Meliton Balanchivadze

Meliton Balanchivadze
Meliton Balanchivadze.jpg

Meliton Balanchivadze (Georgian: მელიტონ ბალანჩივაძე) (December 24, 1862 – December 21, 1937) was a Georgian composer and one of the founders of Georgian classical music. His two sons, George Balanchine and Andria Balanchivadze, had illustrious careers, the former as a leading choreographer in the United States, and the latter as Soviet Georgia’s foremost classical composer.

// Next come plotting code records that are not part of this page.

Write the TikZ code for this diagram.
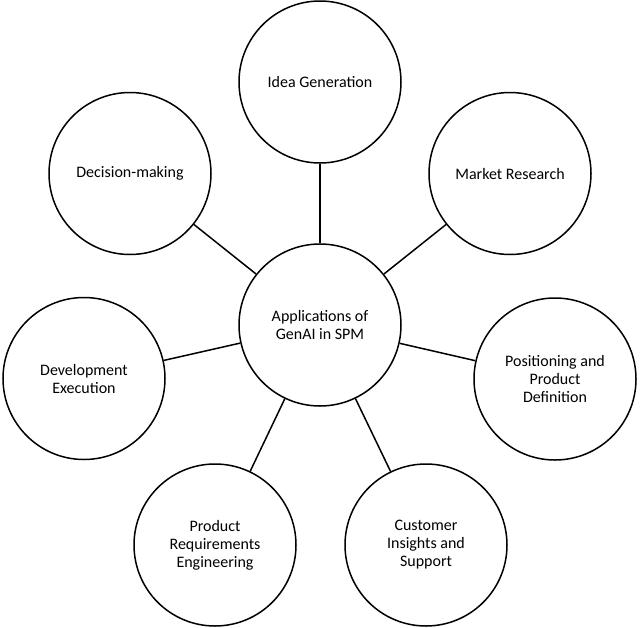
\documentclass[tikz,border=0pt]{standalone}
\usepackage{fontspec}
\setmainfont{Carlito}
\begin{document}
\begin{tikzpicture}[x=1pt,y=-1pt,
  bubble/.style={circle, draw=black, line width=1.5pt, fill=white, minimum size=162pt, inner sep=0pt,
    align=center, font=\fontsize{16}{18}\selectfont, text=black},
  link/.style={draw=black, line width=1.5pt}]
\useasboundingbox (0,0) rectangle (640,627);
\node[bubble] (c) at (320,325) {Applications of\\GenAI in SPM};
\node[bubble] (idea) at (320,82) {Idea Generation};
\node[bubble] (mr) at (510,173.5) {Market Research};
\node[bubble] (pos) at (555,379) {Positioning and\\Product\\Definition};
\node[bubble] (cis) at (426,545) {Customer\\Insights and\\Support};
\node[bubble] (pre) at (215,545) {Product\\Requirements\\Engineering};
\node[bubble] (dev) at (84,378.5) {Development\\Execution};
\node[bubble] (dm) at (130,173.5) {Decision-making};
\foreach \n in {idea,mr,pos,cis,pre,dev,dm}
  \draw[link] (c) -- (\n);
\end{tikzpicture}
\end{document}
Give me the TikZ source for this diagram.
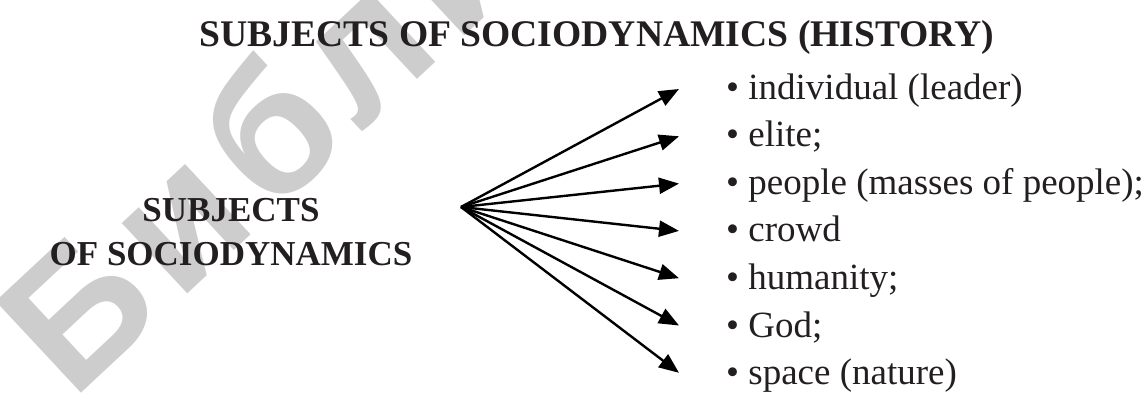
\documentclass[tikz,border=0pt]{standalone}
\usepackage{fontspec}
\setmainfont{Liberation Serif}
\newfontfamily\wmfont[LetterSpace=8]{Liberation Sans}
\usetikzlibrary{arrows.meta}
\definecolor{ink}{HTML}{231F20}
\definecolor{wmgray}{HTML}{CDCDCD}
\begin{document}
\begin{tikzpicture}[x=1pt,y=-1pt,
  titletext/.style={text=ink, inner sep=0, font=\bfseries\fontsize{37.6}{40}\selectfont},
  labeltext/.style={text=ink, inner sep=0, align=center, font=\bfseries\fontsize{35}{40}\selectfont},
  itemtext/.style={text=ink, inner sep=0, anchor=base west, font=\fontsize{37}{40}\selectfont},
  fanarrow/.style={draw=black, line width=2.4pt, -{Triangle[length=20pt,width=16pt]}},
  watermark/.style={text=wmgray, inner sep=0, anchor=base west, rotate=43, font=\wmfont\bfseries\fontsize{182}{182}\selectfont}]
\useasboundingbox (0,0) rectangle (1147,396);
% watermark
\node[watermark] (wm) at (72,402) {Библиотека};
% title
\node[titletext, anchor=base] (title) at (597,46) {SUBJECTS OF SOCIODYNAMICS (HISTORY)};
% left label
\node[labeltext, anchor=base] (lab1) at (231,221) {SUBJECTS};
\node[labeltext, anchor=base] (lab2) at (231,265) {OF SOCIODYNAMICS};
% apex
\coordinate (apex) at (461,207);
% tips
\foreach \i in {0,...,6} {
  \coordinate (t\i) at (679,{89+47.3*\i});
}
% items
\node[itemtext] (i0) at (726,{99+47.6*0}) {\textbullet\ individual (leader)};
\node[itemtext] (i1) at (726,{99+47.6*1}) {\textbullet\ elite;};
\node[itemtext] (i2) at (726,{99+47.6*2}) {\textbullet\ people (masses of people);};
\node[itemtext] (i3) at (726,{99+47.6*3}) {\textbullet\ crowd};
\node[itemtext] (i4) at (726,{99+47.6*4}) {\textbullet\ humanity;};
\node[itemtext] (i5) at (726,{99+47.6*5}) {\textbullet\ God;};
\node[itemtext] (i6) at (726,{99+47.6*6}) {\textbullet\ space (nature)};
% arrows
\foreach \i in {0,...,6} {
  \draw[fanarrow] (apex) -- (t\i);
}
\end{tikzpicture}
\end{document}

Trained at the seminaries of Kutaisi and Tbilisi, he began an operatic career at the Tbilisi Opera and Ballet Theatre in 1880. In 1882, he founded a Georgian folk ensemble and organized the first folk concert in Tbilisi the following year. From 1883 to 1886, he travelled to various parts of Georgia, collecting folk songs and training folk choirs. From 1889 to 1895, he studied at St. Petersburg Conservatory where one of his teachers was Nikolai Rimsky-Korsakov. Between 1895 and 1917, he toured Russia giving concerts of Georgian folk music. After the 1917 Bolshevik coup, he returned to his native Georgia where he taught and composed. He is the author of the first Georgian opera Tamar the Wily (თამარ ცბიერი) which was first performed by Russian artists at the Hall of the Russian Nobility Council in 1897.[1][2]

References

  1. ^ MacCauley, Martin (1997), Who's Who in Russia Since 1900, p. 32. Routledge, ISBN 0415138981.
  2. ^ Mikaberidze, Alexander (ed., 2007). Balanchivadze, Meliton. Dictionary of Georgian National Biography. Accessed on September 6, 2007.